- Born: Evelyn M. Walton 30 January 1853 Massachusetts, U.S.A
- Died: 9 March 1928 (aged 75)
- Occupation: college professor
- Known for: Professor of Chemistry and Physics at Newcomb College, president of the Louisiana State Suffrage Association

= Evelyn Walton Ordway =

American chemist, college professor and suffragist

Evelyn Walton Ordway (30 January 1853 – 9 March 1928) was an American chemist, suffragist and university professor at Newcomb College in New Orleans. She was a chemistry and physics professor at Newcomb College for seven years and was active in the Louisiana women's suffrage movement, becoming the first president of the Louisiana State Suffrage Association.

== Biography ==
Evelyn M. Walton was born on 30 January 1853 to Sarah Elizabeth Davis and her husband John Burrill Walton. She studied at Massachusetts Institute of Technology (MIT) and earned a Bachelor of Science degree in 1881. While at MIT, she published a paper on her research that was discussed in the Annual Reports of the Smithsonian. She was later appointed as an assistant at MIT. After her marriage in 1882 she was employed as the Professor of Chemistry and Physics at Newcomb College, the women's college associated with Tulane University. She served in that position from 1887 to 1904 after which she was appointed as the professor of chemistry at Newcomb, a post she held until 1905. During her time at Newcomb College she was not paid. She had built the science curriculum of Newcomb College, it was built enough that by 1889, when Newcomb College was planning its move to the Washington Ave Campus, they planned to include a whole science building.
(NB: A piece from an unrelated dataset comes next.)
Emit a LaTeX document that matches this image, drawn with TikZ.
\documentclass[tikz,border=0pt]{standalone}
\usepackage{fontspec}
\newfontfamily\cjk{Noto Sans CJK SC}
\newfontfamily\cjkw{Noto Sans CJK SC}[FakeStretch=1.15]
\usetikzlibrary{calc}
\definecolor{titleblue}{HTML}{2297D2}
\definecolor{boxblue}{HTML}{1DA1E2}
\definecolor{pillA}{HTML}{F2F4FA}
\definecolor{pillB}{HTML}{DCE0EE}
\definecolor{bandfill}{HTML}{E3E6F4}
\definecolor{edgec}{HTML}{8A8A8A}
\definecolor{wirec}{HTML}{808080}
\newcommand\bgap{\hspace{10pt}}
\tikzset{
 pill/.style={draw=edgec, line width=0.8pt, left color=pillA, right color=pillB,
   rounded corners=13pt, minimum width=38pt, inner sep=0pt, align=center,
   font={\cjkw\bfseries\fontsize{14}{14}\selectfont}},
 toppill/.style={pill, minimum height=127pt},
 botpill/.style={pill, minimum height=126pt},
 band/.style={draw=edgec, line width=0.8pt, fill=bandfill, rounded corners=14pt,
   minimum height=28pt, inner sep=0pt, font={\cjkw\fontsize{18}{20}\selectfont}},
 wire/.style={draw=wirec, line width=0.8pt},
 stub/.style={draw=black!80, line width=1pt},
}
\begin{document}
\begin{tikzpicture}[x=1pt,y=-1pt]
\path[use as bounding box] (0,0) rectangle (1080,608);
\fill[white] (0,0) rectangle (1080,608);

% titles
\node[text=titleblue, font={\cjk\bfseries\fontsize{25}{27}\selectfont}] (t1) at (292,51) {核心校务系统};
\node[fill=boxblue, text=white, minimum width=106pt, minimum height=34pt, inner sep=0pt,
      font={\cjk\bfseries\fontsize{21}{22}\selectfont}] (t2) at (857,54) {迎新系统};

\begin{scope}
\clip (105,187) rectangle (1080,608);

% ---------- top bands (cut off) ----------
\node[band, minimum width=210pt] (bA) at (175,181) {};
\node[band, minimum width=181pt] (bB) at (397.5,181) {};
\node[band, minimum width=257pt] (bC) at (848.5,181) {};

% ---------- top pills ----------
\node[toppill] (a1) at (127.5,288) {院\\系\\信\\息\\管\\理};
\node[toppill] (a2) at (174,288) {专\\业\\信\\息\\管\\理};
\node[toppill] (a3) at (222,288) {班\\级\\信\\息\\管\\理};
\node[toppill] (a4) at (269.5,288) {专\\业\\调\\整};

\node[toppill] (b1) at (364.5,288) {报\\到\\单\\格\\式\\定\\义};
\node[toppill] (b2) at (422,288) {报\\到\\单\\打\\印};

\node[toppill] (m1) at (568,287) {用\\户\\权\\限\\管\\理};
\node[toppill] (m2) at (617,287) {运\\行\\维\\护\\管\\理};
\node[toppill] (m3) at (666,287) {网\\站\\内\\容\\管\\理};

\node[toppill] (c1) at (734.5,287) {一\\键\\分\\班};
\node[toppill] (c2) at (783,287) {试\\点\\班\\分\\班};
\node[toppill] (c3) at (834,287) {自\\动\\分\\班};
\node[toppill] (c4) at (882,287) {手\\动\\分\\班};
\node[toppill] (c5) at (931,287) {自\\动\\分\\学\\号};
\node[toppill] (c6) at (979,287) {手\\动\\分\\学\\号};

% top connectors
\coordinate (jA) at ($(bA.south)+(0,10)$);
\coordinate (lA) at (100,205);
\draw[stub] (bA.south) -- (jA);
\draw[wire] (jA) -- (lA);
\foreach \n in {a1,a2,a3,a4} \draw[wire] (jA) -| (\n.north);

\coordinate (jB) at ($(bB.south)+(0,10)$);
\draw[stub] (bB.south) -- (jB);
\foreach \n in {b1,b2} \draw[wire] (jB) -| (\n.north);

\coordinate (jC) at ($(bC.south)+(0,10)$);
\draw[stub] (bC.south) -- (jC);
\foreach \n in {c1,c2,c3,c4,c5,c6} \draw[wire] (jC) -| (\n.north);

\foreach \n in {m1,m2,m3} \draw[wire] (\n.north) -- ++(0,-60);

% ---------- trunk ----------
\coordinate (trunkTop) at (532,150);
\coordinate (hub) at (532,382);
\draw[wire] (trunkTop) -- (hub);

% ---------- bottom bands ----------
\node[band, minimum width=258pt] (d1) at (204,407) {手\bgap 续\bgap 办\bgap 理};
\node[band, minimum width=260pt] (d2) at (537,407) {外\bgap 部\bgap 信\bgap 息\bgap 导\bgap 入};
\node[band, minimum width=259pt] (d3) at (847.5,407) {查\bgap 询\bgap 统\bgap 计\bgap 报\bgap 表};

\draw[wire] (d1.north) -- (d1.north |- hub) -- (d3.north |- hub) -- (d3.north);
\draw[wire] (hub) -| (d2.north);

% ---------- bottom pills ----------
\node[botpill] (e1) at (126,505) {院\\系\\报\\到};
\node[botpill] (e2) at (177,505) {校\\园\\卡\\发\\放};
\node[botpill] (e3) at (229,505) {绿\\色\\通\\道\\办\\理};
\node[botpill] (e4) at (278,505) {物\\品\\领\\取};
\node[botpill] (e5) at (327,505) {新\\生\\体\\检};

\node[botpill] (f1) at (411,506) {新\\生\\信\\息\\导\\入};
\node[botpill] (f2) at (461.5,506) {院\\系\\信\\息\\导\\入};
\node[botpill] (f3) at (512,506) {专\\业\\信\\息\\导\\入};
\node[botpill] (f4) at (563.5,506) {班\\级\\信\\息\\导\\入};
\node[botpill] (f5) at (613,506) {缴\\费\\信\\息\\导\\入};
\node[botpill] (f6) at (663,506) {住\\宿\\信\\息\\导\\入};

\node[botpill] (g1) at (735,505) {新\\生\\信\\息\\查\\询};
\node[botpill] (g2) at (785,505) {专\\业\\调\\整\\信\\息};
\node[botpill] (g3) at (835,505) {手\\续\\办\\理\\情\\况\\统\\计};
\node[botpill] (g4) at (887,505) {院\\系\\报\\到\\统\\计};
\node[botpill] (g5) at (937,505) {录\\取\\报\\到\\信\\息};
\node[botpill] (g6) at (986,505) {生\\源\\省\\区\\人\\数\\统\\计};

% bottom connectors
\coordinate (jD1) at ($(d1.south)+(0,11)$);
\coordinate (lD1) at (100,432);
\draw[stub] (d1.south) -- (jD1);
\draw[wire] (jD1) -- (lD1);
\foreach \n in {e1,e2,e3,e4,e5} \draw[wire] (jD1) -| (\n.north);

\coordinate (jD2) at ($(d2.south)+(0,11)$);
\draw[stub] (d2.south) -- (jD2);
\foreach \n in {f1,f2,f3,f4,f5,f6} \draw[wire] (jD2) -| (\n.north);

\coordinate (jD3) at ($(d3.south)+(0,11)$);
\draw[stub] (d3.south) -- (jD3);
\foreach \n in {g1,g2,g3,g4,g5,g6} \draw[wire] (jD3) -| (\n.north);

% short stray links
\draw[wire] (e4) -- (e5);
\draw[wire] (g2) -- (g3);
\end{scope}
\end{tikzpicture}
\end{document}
Although a separate science building was not built. However in The Academy, the high school part of Newcomb, a whole floor was given for Ordway's laboratories.

Ordway was a member of the American Association of University Women, and in March 1883 delivered a paper to that organization on the Industrial Education of Women. At the World Cotton Centennial in 1884, Ordway organized a collective exhibit of the scientific work conducted by women in botany, mineralogy, entomology, astronomy, chemistry, zoology, architecture, and ethnology.

In 1892, Ordway became involved with the Louisiana women's suffrage movement. She helped form the women's suffrage club The Portia and was appointed the club's treasurer, with Caroline E. Merrick being appointed president. Two years later, Ordway attended the 26th Annual Convention of the National American Woman Suffrage Association in Washington, D.C. There, she discussed The Portia, a suffrage club gaining popularity in Louisiana, along with the benefits that suffrage would afford to the women of Louisiana should they gain the vote. One of her success is how her effort allow women to vote on The Drainage, Sewerage and Water Campaign of 1899, in which a third of the electorate was women. It is believed this measure would not passed without the women voters. In 1896, Ordway founded the Era Club. This club merged with the Portia Club in 1900 and Ordway became the first president of the resulting Louisiana State Suffrage Association. She published a writing in 1900 called "How the Women of New Orleans Discovered Their Wish to Vote". She continued to work closely with Kate M. Gordon, who would later succeed her as president of the Association.

By 1900, Ordway was also the president of Women's Branch Alliance, Unitarian Church, as well as the secretary of the board of the New Orleans Free Kindergarten Association. Ordway was active in campaigning for women's suffrage and gave lectures including one at the Free Church of the Annunciation in New Orleans in 1901. She also wrote articles documenting the history of the suffrage movement in New Orleans.

She retired from her position as professor of chemistry in 1905 and, after the death of her husband in 1909, moved first to Saugus, Massachusetts, and then Lynn, Massachusetts.

== Private life ==
Ordway married Professor John Morse Ordway in 1882. She died on 9 March 1928.